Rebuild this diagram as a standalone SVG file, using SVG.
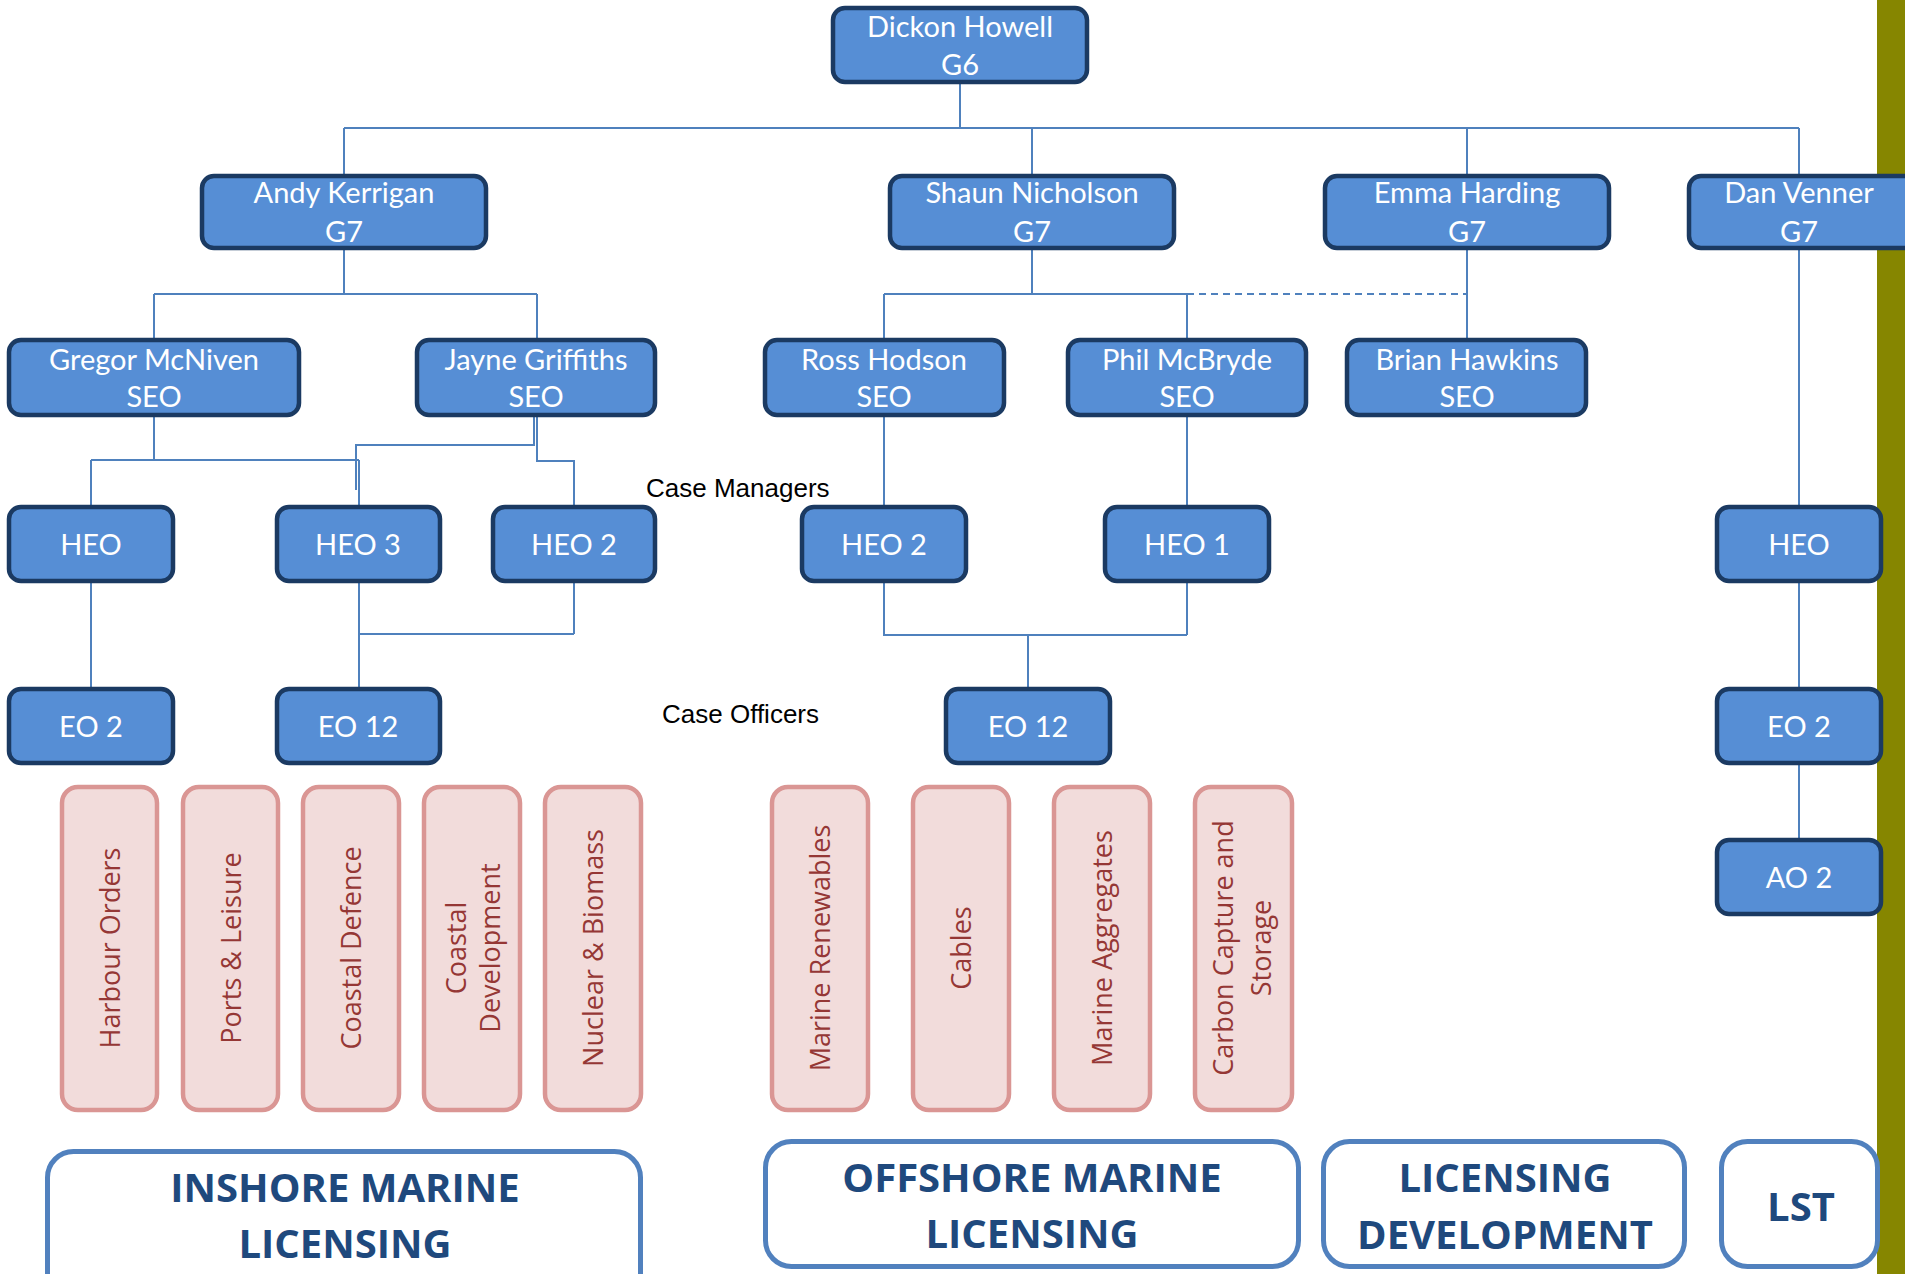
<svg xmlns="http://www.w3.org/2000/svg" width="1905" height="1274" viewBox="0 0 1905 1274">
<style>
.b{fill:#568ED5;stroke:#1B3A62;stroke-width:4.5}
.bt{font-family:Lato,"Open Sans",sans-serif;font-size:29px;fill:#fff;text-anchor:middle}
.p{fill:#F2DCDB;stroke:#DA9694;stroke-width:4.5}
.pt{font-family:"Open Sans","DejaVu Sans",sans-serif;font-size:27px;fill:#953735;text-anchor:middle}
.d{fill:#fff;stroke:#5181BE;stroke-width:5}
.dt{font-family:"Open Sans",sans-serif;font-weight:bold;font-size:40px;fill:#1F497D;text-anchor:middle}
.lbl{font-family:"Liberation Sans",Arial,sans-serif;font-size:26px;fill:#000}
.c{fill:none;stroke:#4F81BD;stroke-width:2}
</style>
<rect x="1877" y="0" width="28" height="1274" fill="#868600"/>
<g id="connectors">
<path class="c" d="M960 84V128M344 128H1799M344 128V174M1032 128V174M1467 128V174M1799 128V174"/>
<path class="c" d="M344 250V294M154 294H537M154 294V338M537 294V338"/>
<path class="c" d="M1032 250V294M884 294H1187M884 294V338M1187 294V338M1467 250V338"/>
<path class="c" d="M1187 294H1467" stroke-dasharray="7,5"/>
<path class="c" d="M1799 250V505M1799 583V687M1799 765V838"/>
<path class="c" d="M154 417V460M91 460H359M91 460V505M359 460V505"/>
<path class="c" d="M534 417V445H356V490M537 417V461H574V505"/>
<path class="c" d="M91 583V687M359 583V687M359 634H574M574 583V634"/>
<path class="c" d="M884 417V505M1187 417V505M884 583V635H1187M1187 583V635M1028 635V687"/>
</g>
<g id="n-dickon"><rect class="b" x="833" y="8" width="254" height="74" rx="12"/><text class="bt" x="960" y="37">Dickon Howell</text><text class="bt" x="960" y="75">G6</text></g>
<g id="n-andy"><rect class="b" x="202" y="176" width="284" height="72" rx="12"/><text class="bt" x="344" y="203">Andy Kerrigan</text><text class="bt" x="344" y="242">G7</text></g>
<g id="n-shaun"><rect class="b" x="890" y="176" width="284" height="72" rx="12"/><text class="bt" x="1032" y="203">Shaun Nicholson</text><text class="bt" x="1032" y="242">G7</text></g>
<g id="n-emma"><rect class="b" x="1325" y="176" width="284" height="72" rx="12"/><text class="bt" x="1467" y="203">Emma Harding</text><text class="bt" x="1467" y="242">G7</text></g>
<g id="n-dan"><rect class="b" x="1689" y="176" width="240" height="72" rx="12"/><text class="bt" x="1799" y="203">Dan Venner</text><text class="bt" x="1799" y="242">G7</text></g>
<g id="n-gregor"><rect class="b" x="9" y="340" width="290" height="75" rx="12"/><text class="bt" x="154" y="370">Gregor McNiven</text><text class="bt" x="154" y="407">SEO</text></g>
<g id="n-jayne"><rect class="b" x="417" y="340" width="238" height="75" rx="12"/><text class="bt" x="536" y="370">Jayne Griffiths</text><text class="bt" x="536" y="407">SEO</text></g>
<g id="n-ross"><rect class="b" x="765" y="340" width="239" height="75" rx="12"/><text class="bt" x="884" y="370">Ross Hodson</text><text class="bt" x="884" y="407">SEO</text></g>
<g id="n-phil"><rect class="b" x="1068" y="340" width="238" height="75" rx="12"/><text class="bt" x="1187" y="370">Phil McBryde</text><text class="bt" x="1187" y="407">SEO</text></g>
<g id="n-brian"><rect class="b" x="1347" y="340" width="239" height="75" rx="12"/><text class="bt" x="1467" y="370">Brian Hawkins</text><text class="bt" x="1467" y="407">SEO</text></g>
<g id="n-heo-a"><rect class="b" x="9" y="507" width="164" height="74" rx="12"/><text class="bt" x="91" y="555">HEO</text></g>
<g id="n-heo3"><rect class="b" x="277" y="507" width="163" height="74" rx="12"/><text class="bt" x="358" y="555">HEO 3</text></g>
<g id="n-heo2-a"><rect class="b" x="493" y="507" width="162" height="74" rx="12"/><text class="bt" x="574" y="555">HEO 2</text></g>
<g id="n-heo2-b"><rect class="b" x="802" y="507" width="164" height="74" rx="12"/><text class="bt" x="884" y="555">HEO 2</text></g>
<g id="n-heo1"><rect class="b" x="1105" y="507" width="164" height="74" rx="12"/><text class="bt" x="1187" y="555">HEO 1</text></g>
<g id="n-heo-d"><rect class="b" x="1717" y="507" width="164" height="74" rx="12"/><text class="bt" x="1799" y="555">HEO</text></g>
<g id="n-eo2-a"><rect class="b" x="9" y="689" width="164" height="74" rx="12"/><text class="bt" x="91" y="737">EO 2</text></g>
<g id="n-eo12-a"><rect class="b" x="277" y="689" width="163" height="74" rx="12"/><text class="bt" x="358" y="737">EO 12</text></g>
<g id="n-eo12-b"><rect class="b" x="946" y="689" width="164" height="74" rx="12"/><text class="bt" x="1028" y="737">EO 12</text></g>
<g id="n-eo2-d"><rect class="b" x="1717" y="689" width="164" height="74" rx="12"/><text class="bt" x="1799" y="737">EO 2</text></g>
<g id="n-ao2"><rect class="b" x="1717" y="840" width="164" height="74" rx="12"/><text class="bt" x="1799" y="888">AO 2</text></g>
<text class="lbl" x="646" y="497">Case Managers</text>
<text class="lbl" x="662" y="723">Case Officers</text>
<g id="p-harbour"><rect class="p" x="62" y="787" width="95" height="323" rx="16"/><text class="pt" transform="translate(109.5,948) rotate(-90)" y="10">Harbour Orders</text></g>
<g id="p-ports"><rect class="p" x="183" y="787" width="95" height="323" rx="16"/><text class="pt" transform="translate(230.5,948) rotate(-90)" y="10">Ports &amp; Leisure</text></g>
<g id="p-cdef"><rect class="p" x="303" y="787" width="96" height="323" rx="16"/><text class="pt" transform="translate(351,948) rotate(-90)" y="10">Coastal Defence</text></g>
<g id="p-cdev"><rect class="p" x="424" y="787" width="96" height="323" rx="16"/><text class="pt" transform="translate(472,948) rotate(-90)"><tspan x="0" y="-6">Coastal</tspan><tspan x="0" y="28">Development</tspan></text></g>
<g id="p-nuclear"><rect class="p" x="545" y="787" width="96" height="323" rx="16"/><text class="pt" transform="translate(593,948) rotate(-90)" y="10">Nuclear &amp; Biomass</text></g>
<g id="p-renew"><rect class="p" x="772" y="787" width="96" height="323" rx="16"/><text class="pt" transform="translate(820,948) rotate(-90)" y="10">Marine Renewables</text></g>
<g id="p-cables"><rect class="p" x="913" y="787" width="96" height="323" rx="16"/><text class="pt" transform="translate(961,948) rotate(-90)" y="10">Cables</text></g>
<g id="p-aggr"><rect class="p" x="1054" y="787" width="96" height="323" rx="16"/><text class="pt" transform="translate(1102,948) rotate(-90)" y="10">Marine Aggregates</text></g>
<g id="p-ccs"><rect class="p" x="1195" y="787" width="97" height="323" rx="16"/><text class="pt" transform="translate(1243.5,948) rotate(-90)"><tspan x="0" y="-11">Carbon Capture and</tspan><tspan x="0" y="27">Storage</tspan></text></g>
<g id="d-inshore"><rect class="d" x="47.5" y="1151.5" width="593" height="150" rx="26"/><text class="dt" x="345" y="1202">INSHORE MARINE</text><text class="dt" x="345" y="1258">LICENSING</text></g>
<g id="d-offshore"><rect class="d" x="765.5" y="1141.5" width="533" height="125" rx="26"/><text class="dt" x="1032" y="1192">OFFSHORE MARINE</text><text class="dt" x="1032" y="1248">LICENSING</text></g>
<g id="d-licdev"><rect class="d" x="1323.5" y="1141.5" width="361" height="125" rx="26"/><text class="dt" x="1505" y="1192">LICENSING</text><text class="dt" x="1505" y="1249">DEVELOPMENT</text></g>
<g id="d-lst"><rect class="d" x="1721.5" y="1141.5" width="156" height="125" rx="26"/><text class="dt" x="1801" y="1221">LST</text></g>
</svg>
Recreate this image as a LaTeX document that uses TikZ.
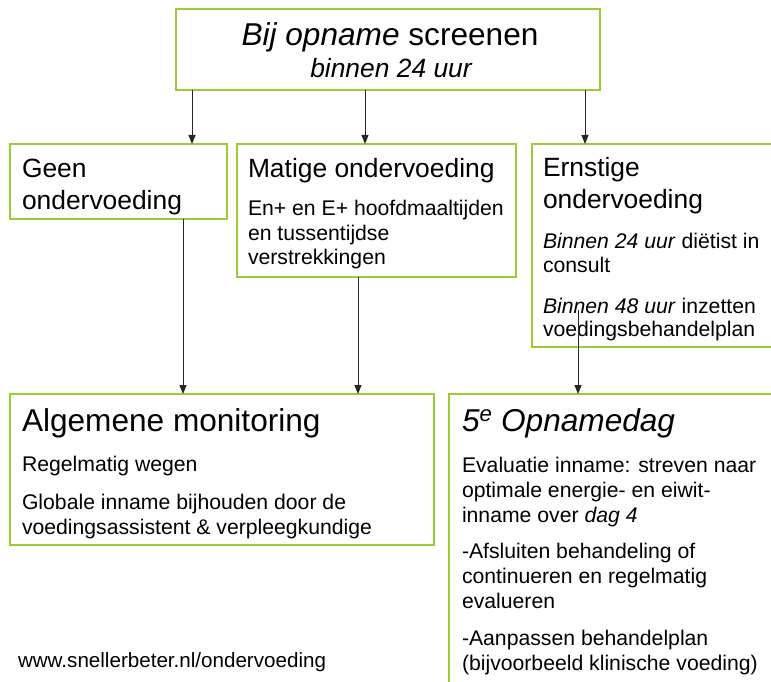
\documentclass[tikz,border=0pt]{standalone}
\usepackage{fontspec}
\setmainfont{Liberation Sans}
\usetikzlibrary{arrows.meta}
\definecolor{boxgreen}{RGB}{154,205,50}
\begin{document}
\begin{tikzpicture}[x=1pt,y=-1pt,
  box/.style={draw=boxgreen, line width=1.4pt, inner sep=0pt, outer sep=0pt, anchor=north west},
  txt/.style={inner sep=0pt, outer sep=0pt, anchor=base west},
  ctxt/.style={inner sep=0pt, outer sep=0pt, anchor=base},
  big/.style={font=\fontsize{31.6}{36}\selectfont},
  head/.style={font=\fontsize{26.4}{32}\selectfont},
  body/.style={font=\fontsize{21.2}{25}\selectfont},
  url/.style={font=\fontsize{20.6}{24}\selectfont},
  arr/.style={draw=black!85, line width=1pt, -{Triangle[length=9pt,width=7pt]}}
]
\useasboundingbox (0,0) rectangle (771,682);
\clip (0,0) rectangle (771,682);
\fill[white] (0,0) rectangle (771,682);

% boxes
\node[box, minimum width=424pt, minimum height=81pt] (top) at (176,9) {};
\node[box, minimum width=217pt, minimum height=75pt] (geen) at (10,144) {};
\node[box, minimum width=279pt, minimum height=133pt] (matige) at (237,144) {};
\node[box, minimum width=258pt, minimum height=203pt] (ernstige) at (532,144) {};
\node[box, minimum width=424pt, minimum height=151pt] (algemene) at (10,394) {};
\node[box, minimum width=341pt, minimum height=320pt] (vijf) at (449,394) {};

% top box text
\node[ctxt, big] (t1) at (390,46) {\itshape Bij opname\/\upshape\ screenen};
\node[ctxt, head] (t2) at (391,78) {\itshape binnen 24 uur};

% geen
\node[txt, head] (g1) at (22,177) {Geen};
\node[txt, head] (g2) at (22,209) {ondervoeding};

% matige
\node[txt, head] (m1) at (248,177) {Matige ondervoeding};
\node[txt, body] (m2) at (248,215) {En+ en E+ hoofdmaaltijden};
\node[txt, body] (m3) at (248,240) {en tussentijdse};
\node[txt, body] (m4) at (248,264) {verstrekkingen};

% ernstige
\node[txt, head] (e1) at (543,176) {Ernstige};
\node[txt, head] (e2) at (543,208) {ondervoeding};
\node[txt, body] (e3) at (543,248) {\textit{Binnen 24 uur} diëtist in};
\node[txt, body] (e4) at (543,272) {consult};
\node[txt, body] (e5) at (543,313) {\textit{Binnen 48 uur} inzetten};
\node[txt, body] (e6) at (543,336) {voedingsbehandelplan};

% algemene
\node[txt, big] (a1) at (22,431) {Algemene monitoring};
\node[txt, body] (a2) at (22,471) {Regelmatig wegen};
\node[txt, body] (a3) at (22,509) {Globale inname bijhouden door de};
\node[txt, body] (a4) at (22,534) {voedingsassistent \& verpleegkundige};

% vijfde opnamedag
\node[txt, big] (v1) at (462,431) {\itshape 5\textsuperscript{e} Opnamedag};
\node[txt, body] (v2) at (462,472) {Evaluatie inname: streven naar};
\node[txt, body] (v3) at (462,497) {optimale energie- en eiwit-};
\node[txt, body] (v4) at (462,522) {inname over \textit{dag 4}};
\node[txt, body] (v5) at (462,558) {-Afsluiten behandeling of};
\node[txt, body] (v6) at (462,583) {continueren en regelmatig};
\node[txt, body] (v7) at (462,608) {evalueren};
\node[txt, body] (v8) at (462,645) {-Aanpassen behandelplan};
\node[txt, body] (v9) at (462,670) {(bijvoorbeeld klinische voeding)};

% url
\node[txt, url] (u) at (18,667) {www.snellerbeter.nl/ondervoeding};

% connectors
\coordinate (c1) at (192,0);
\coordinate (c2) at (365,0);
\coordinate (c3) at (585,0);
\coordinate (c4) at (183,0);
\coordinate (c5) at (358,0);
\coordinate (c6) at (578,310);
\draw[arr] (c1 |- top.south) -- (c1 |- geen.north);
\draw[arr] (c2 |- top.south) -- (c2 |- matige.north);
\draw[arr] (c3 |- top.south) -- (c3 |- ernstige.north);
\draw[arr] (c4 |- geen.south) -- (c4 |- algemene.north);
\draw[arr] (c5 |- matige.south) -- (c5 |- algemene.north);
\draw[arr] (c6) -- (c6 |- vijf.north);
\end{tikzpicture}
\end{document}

════════

*The exercise*
Pick out every line above that holds the word "standalone" and copy it.

*Response to the task*
Rebuild this diagram as a standalone SVG file, using SVG.
\documentclass[tikz,border=0pt]{standalone}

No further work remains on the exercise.